Jean-Michel Berthiaume

Should I Stay or Should I Go? Être indécis en compagnie de Mister Wonderful

Nous ne serons jamais absolument certains de quelle perspective Clowes tentait d’illustrer dans «Mister Wonderful». Il me semble évident que même avec un billet de confirmation signé de l’auteur lui-même nous serions toujours dans le doute d’un leurre probable venant de la part d’un fripon qui joue à beaucoup trop de jeux avec le lecteur pour être pris au pied de la lettre. Il m’apparaît difficile à argumenter que la valeur énigmatique de l’œuvre prendra toujours le dessus sur nos convictions.
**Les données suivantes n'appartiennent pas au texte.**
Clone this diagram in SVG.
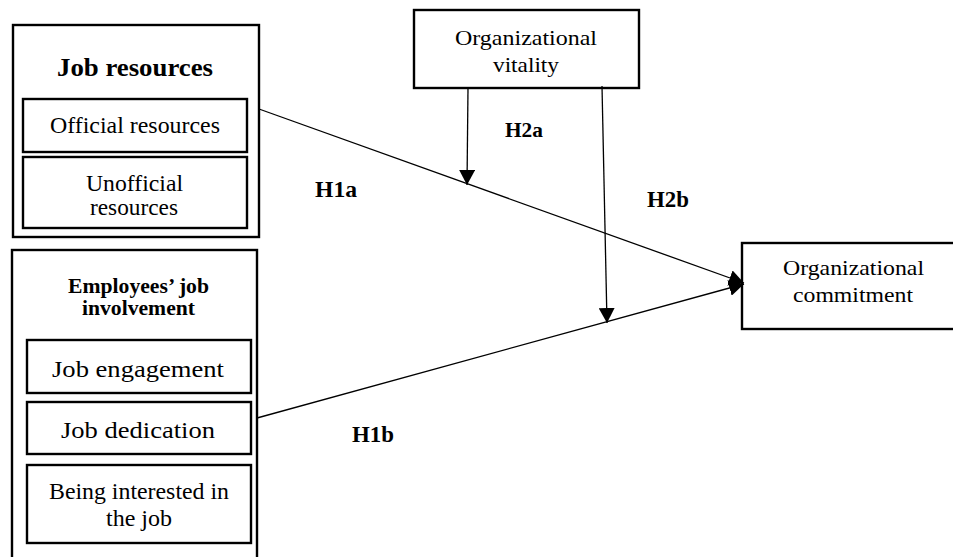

D’autant plus, chaque lecture du livre ne fera qu’engendrer d’autres lectures potentielles similaires aux soirées potentielles crées dans l’œuvre. Un nouveau lecteur peut donc se réjouir de faire la connaissance d’une œuvre qui comporte un vaste potentiel interprétatif. Nous devons donc nous contenter de lire «Mister Wonderful» qui restera toujours un mystère insoluble à la manière de la soirée décrite. Le livre, réfléchissant sur soi-même, devient son propre rendez-vous manqué qui se déplie dans notre imaginaire comme un arbre des possibles.